Mesajı Okuyun
Old 22-08-2007, 10:03   #1
Av.EErdem

 
Varsayılan Meslek Hayatınız Süresince Tehdit Edildiğiniz Oldu mu?

Son günlerde meslektaşlarımla konuşmalarımda sıkça gündeme gelen bir konu hakkında sizlerin de fikirlerini öğrenmek istedim. Mesleğimizin en can sıkıcı taraflarından biridir bu. Bazen tehdit edenin tarzı gülünç, inandırıcılıktan uzak hatta eğlenceli olabilir. Can sıkıcı olan; o kişinin bilinçaltındaki , bir hukukçuyu rahatça tehdit edebileceğini, korkutabileceğini düşünme eğilimidir aslında.
Mesleğe uzun yıllarını vermiş kişilerin yanında kısa sayılacak yedi yıllık meslek hayatımda bir kaç defa tehdit edildim. Tehditler bazen çok üstü kapalı , bazen de olabildiğince açık yapıldı. Mekan bazen bürom, bazen haciz mahalli, bazen adliye koridorlarıydı. İşin en acı tarafı da ne biliyor musunuz? Beni tehdit edenlerin çoğunluğu, dava bittiği halde daha önce anlaştığımız vekalet ücreti bakiyesini ödemekten kaçınan kendi müvekkillerim ve onların yakınlarıydı. Fahiş ücret istediğim sanılmasın, dava başında anlaşılan, müvekkilin kabul ettiği makul bir ücret bu sözünü ettiğim.
Bunun dışında haciz mahallindeki tehditleri tehditten bile saymıyorum.

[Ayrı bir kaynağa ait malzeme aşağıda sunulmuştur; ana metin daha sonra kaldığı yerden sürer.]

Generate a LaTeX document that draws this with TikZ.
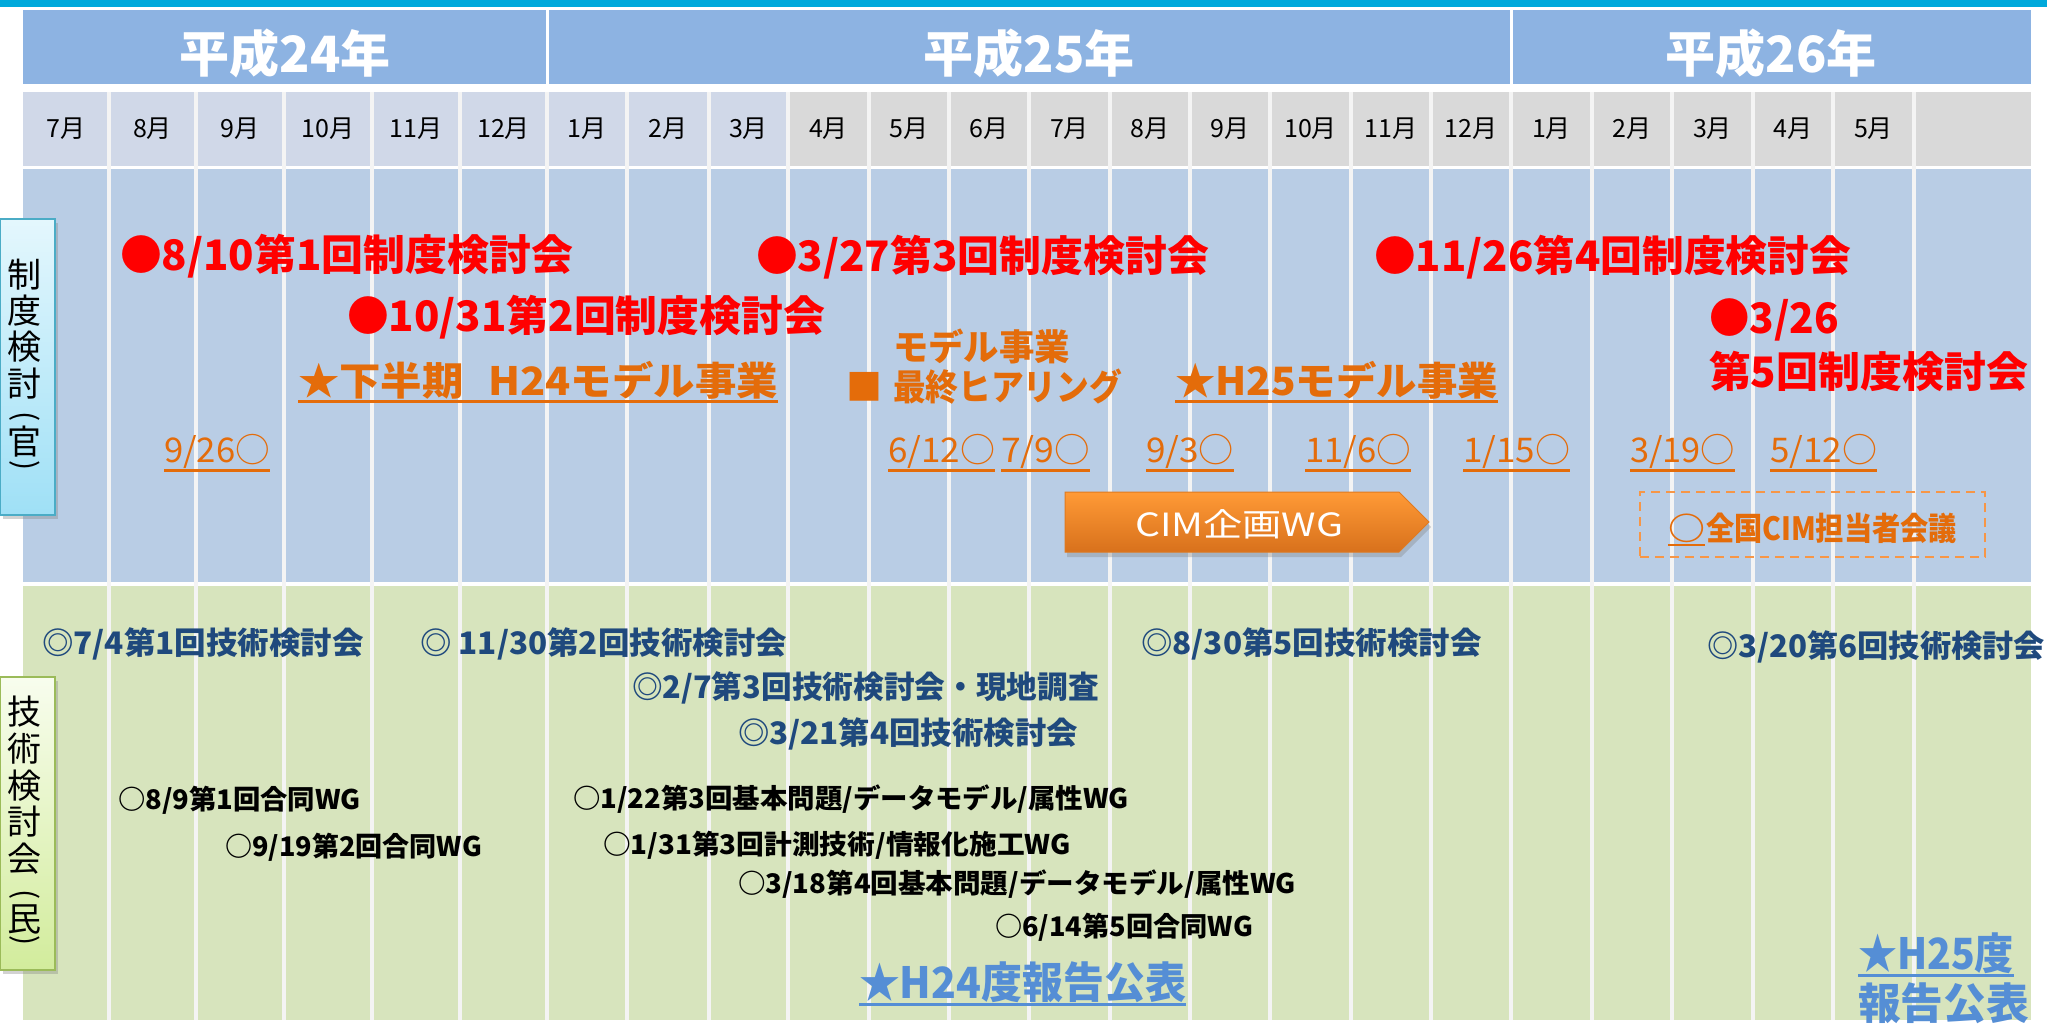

Hacze gidilen kişi ve yakınlarının canı yanıyor ve can havliyle canımı yakarsan canını yakarım psikolojisine bürünüyorlar. Enteresan olanlar da var tabi. Örneğin; hacze gidip borçlunun tehdit yağmuru altında güç bela kendisini yazılı taahhüt vermeye ikna edip haciz yapmadan döndüğüm, daha sonra taahhüt ihlal edildiğinde yeniden hacze gittiğim bir dosyada çok karmaşık duygular yaşamıştım. İşin komiği daha önce hakaret ve tehditler yağdıran borçlu kuzuya dönmüş bir halde benden kartvizitimi isteyerek, bundan sonraki icra işlerini takip etmemi istediğini söylemesi oldu. Gerekçesi de; daha önce tehdit etmiş ama korkaklık göstermeyip ikinci defa hacize gelebilmişim ve bu cesaretim onun gözünde beni yüceltmiş. Bu olay kendimi kedinin oynadığı fare gibi hissetmeme sebep olduğu için meslek hayatımın unutulmazlarından biridir.Mesleki etik gereği reddettiğim bu teklif, insanların kavun karpuz seçer gibi avukat seçme eğilimleri , vurayım bakayım tok ses çıkıyormu şeklindeki yaklaşımlarını düşündürmesiyle hala canımı yakar.

Sizler de başınızdan geçen enteresan olayları paylaşırsanız çok sevinirim.